BEGIN
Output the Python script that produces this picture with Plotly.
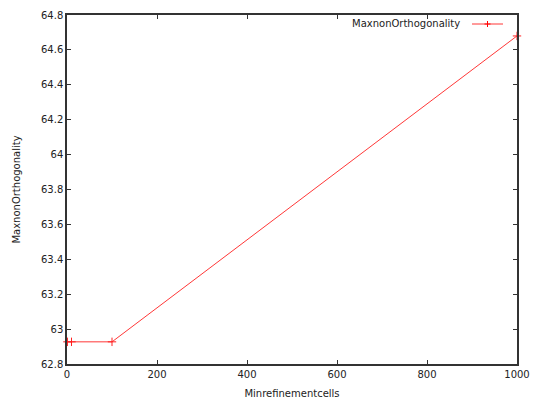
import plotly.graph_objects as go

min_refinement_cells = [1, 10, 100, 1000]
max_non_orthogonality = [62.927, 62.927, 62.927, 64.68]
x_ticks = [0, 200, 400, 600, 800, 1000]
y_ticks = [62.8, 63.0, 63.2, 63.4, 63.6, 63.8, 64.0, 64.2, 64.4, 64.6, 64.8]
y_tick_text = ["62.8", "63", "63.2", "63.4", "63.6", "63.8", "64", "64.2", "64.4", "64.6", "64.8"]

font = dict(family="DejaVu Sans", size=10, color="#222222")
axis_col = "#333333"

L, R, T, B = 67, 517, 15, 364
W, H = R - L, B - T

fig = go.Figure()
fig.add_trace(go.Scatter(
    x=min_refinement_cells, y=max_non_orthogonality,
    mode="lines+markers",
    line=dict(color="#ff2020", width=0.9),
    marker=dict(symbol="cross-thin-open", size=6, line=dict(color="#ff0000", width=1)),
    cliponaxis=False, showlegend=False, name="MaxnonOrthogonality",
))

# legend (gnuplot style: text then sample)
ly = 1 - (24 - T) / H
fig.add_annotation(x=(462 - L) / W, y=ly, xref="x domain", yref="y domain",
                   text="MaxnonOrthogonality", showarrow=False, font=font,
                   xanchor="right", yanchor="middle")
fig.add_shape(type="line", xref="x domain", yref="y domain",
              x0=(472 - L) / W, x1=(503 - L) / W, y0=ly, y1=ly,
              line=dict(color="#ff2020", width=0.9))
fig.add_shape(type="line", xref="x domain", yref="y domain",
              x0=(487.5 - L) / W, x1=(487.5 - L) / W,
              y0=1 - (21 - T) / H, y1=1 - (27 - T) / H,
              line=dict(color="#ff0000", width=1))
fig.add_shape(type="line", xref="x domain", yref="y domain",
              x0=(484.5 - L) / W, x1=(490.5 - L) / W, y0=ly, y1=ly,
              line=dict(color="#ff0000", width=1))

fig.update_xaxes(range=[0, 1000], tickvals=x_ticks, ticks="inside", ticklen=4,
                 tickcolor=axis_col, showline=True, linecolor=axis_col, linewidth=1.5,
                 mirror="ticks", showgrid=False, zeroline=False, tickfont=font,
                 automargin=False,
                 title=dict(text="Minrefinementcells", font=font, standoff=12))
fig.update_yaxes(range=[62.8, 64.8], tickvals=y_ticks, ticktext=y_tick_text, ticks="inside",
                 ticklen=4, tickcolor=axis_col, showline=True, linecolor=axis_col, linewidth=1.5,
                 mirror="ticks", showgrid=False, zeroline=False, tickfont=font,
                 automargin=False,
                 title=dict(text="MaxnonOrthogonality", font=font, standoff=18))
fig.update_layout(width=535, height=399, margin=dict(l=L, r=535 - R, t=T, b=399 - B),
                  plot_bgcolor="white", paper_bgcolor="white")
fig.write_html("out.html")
END
Given exercise -
Write out the full listing verbatim, excluding its pictures.

Response -
Output the Python script that produces this picture with Plotly.
import plotly.graph_objects as go

min_refinement_cells = [1, 10, 100, 1000]
max_non_orthogonality = [62.927, 62.927, 62.927, 64.68]
x_ticks = [0, 200, 400, 600, 800, 1000]
y_ticks = [62.8, 63.0, 63.2, 63.4, 63.6, 63.8, 64.0, 64.2, 64.4, 64.6, 64.8]
y_tick_text = ["62.8", "63", "63.2", "63.4", "63.6", "63.8", "64", "64.2", "64.4", "64.6", "64.8"]

font = dict(family="DejaVu Sans", size=10, color="#222222")
axis_col = "#333333"

L, R, T, B = 67, 517, 15, 364
W, H = R - L, B - T

fig = go.Figure()
fig.add_trace(go.Scatter(
    x=min_refinement_cells, y=max_non_orthogonality,
    mode="lines+markers",
    line=dict(color="#ff2020", width=0.9),
    marker=dict(symbol="cross-thin-open", size=6, line=dict(color="#ff0000", width=1)),
    cliponaxis=False, showlegend=False, name="MaxnonOrthogonality",
))

# legend (gnuplot style: text then sample)
ly = 1 - (24 - T) / H
fig.add_annotation(x=(462 - L) / W, y=ly, xref="x domain", yref="y domain",
                   text="MaxnonOrthogonality", showarrow=False, font=font,
                   xanchor="right", yanchor="middle")
fig.add_shape(type="line", xref="x domain", yref="y domain",
              x0=(472 - L) / W, x1=(503 - L) / W, y0=ly, y1=ly,
              line=dict(color="#ff2020", width=0.9))
fig.add_shape(type="line", xref="x domain", yref="y domain",
              x0=(487.5 - L) / W, x1=(487.5 - L) / W,
              y0=1 - (21 - T) / H, y1=1 - (27 - T) / H,
              line=dict(color="#ff0000", width=1))
fig.add_shape(type="line", xref="x domain", yref="y domain",
              x0=(484.5 - L) / W, x1=(490.5 - L) / W, y0=ly, y1=ly,
              line=dict(color="#ff0000", width=1))

fig.update_xaxes(range=[0, 1000], tickvals=x_ticks, ticks="inside", ticklen=4,
                 tickcolor=axis_col, showline=True, linecolor=axis_col, linewidth=1.5,
                 mirror="ticks", showgrid=False, zeroline=False, tickfont=font,
                 automargin=False,
                 title=dict(text="Minrefinementcells", font=font, standoff=12))
fig.update_yaxes(range=[62.8, 64.8], tickvals=y_ticks, ticktext=y_tick_text, ticks="inside",
                 ticklen=4, tickcolor=axis_col, showline=True, linecolor=axis_col, linewidth=1.5,
                 mirror="ticks", showgrid=False, zeroline=False, tickfont=font,
                 automargin=False,
                 title=dict(text="MaxnonOrthogonality", font=font, standoff=18))
fig.update_layout(width=535, height=399, margin=dict(l=L, r=535 - R, t=T, b=399 - B),
                  plot_bgcolor="white", paper_bgcolor="white")
fig.write_html("out.html")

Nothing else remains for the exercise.